Em primeiro lugar, lembre-se, a pena atende ao interesse público. Há, pois, de extrair-se vantagem para a coletividade. Contraditório ser instrumento que traga desvantagem. A história, nesse ponto, fala por si mesma!
Impõe-se, via legislação, ensejar ao magistrado formas alternativas adequadas às características objetivas e subjetivas do caso concreto. Sem perder as garantias da taxatividade, a sanção precisa conferir ao julgador espaço para o poder de discricionariedade. Só assim far-se-á adequação do delito com a pena, em função do agente.
A prisão pode e deve ser substituída, exemplificativamente, pela perda de bens, multa, prestação social alternativa, restrição, suspensão ou interdição de direitos. Em termos de interesse social não há vantagem alguma em mandar alguém para a prisão. Tornar-se-á ocioso, perderá anos (medidos existencialmente, arruina a vida de qualquer pessoa). Assim, reparar o dano será útil. Tanto a sociedade como a vítima serão, pelo menos em parte, recompensadas.

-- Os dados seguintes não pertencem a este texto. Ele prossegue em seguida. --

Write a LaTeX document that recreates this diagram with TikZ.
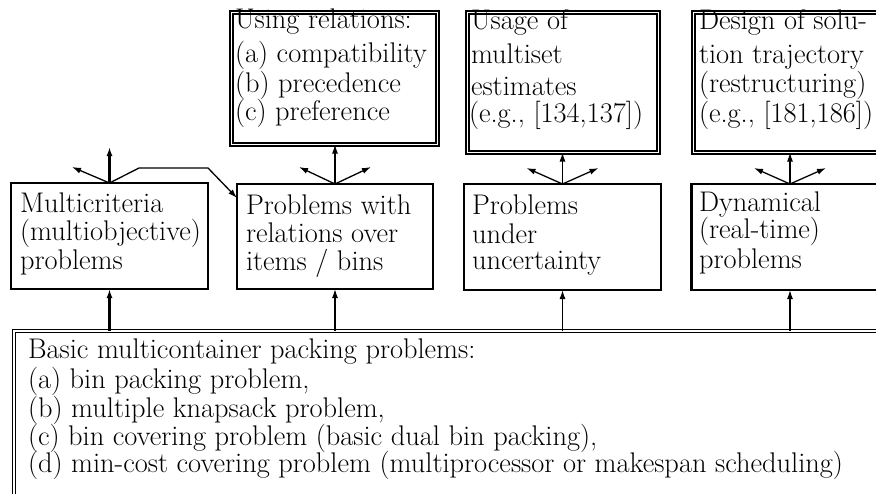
\documentclass[tikz,border=0pt]{standalone}
\usetikzlibrary{arrows.meta}
\begin{document}
\begin{tikzpicture}[x=1pt,y=-1pt,
  every node/.style={inner sep=0pt, outer sep=0pt},
  mbox/.style={draw, line width=2.2pt, minimum width=197pt, minimum height=106pt},
  tbox/.style={draw, double, line width=1.5pt, double distance=1.6pt},
  txt/.style={anchor=base west, text height=16pt, text depth=4pt, font=\fontsize{28.4}{30}\selectfont},
  arr/.style={-{Latex[length=9pt,width=6pt]}, line width=1.3pt},
  arrb/.style={arr, line width=2.2pt}]
\useasboundingbox (0,0) rectangle (876,493);
\clip (0,0) rectangle (876,493);

% middle boxes
\node[mbox] (m1) at (109.5,236) {};
\node[mbox, minimum width=196pt, minimum height=105pt] (m2) at (335,236.5) {};
\node[mbox] (m3) at (562.5,237) {};
\node[mbox] (m4) at (790,237) {};

% top boxes
\node[tbox, minimum width=206pt, minimum height=132pt] (tA) at (334.5,78.5) {};
\node[tbox, minimum width=191pt, minimum height=140pt] (tB) at (563,82.5) {};
\node[tbox, minimum width=191pt, minimum height=140pt] (tC) at (789,82.5) {};

% bottom box
\node[tbox, minimum width=1000pt, minimum height=300pt] (bot) at (514,481) {};

% texts middle
\node[txt] (m1a) at (20,212) {Multicriteria};
\node[txt] (m1b) at (20,240) {(multiobjective)};
\node[txt] (m1c) at (20,269) {problems};
\node[txt] (m2a) at (246,214) {Problems with};
\node[txt] (m2b) at (246,242) {relations over};
\node[txt] (m2c) at (246,270) {items / bins};
\node[txt] (m3a) at (472,214) {Problems};
\node[txt] (m3b) at (472,243) {under};
\node[txt] (m3c) at (472,269) {uncertainty};
\node[txt] (m4a) at (699,211) {Dynamical};
\node[txt] (m4b) at (699,238) {(real-time)};
\node[txt] (m4c) at (699,268) {problems};

% texts top
\node[txt] (tAa) at (235,28) {Using relations:};
\node[txt] (tAb) at (235,62) {(a) compatibility};
\node[txt] (tAc) at (235,92) {(b) precedence};
\node[txt] (tAd) at (235,120) {(c) preference};
\node[txt] (tBa) at (471,29) {Usage of};
\node[txt] (tBb) at (471,63) {multiset};
\node[txt] (tBc) at (471,95) {estimates};
\node[txt] (tBd) at (469,122) {(e.g., [134,137])};
\node[txt] (tCa) at (699,29) {Design of solu-};
\node[txt] (tCb) at (699,63) {tion trajectory};
\node[txt] (tCc) at (699,92) {(restructuring)};
\node[txt] (tCd) at (699,122) {(e.g., [181,186])};

% texts bottom
\node[txt] (b1) at (28,358) {Basic multicontainer packing problems:};
\node[txt] (b2) at (28,388) {(a) bin packing problem,};
\node[txt] (b3) at (28,417) {(b) multiple knapsack problem,};
\node[txt] (b4) at (28,445) {(c) bin covering problem (basic dual bin packing),};
\node[txt] (b5) at (28,472) {(d) min-cost covering problem (multiprocessor or makespan scheduling)};

% arrows from bottom box
\draw[arrb] (m1.south |- bot.north) -- (m1.south);
\draw[arr] (m2.south |- bot.north) -- (m2.south);
\draw[arr] (m3.south |- bot.north) -- (m3.south);
\draw[arr] (m4.south |- bot.north) -- (m4.south);

% arrows from m1
\coordinate (m1up) at (109.5,147);
\coordinate (m1l) at (72,167);
\coordinate (m1r) at (139,168);
\coordinate (m1h) at (208,168);
\coordinate (m2in) at (237,198);
\draw[arrb] (m1.north) -- (m1up);
\draw[arr] (m1.north) -- (m1l);
\draw[arr] (m1.north) -- (m1r) -- (m1h) -- (m2in);

% arrows from m2..m4
\draw[arr] (m2.north) -- (m2.north |- tA.south);
\coordinate (m2l) at (299,167);
\coordinate (m2r) at (371,167);
\draw[arr] (m2.north) -- (m2l);
\draw[arr] (m2.north) -- (m2r);

\draw[arr] (m3.north) -- (m3.north |- tB.south);
\coordinate (m3l) at (526.5,168);
\coordinate (m3r) at (598.5,168);
\draw[arr] (m3.north) -- (m3l);
\draw[arr] (m3.north) -- (m3r);

\draw[arr] (m4.north) -- (m4.north |- tC.south);
\coordinate (m4l) at (754,168);
\coordinate (m4r) at (826,168);
\draw[arr] (m4.north) -- (m4l);
\draw[arr] (m4.north) -- (m4r);
\end{tikzpicture}
\end{document}
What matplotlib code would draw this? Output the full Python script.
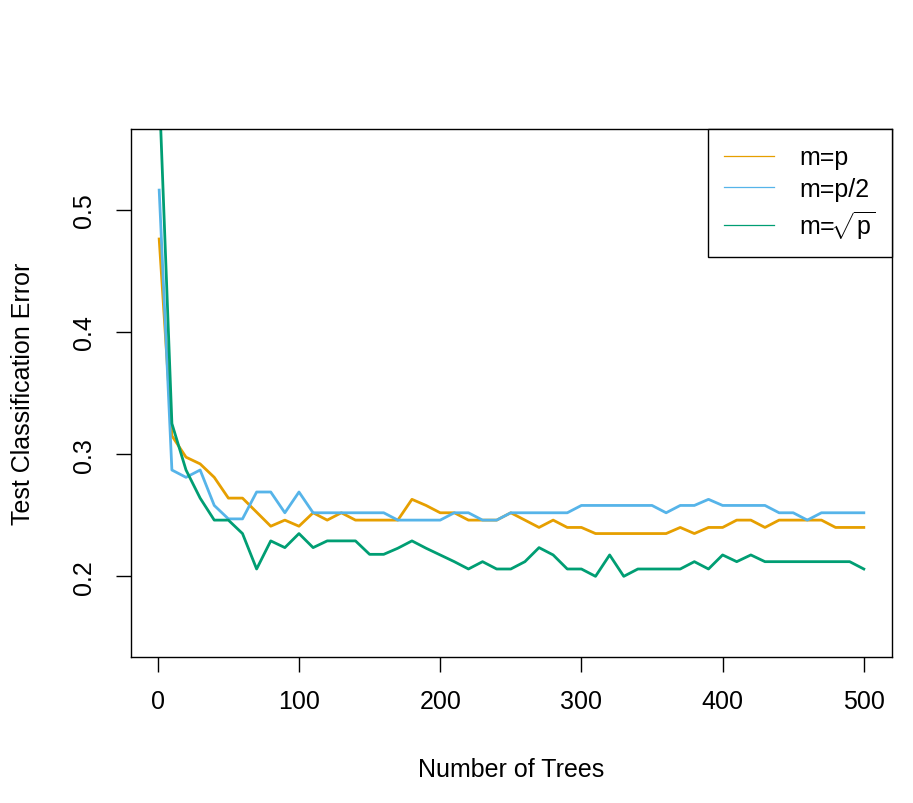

O legislador e o juiz, porque projetam cultura, não podem dela se afastar de um momento para o outro. Caso contrário a lei e a sentença serão carentes de eficácia. E o direito, todos sabem, reclama um mínimo de eficácia. Por isso, transitoriamente, talvez fosse útil e oportuno reservar as penas privativas do exercício do direito de liberdade a alguns casos, ou seja, àqueles que afrontam de modo agressivo e injustificável os valores maiores da sociedade, mantendo-a insegura.
Se a natureza não dá saltos, o mesmo ocorre com a cultura. Politicamente será oportuno manter hoje, como exceção, o que se deseja eliminar amanhã. Todavia enumerando as hipóteses extremas e destinadas unicamente a quem, com o injustificável comportamento, revela ser incapaz de convivência.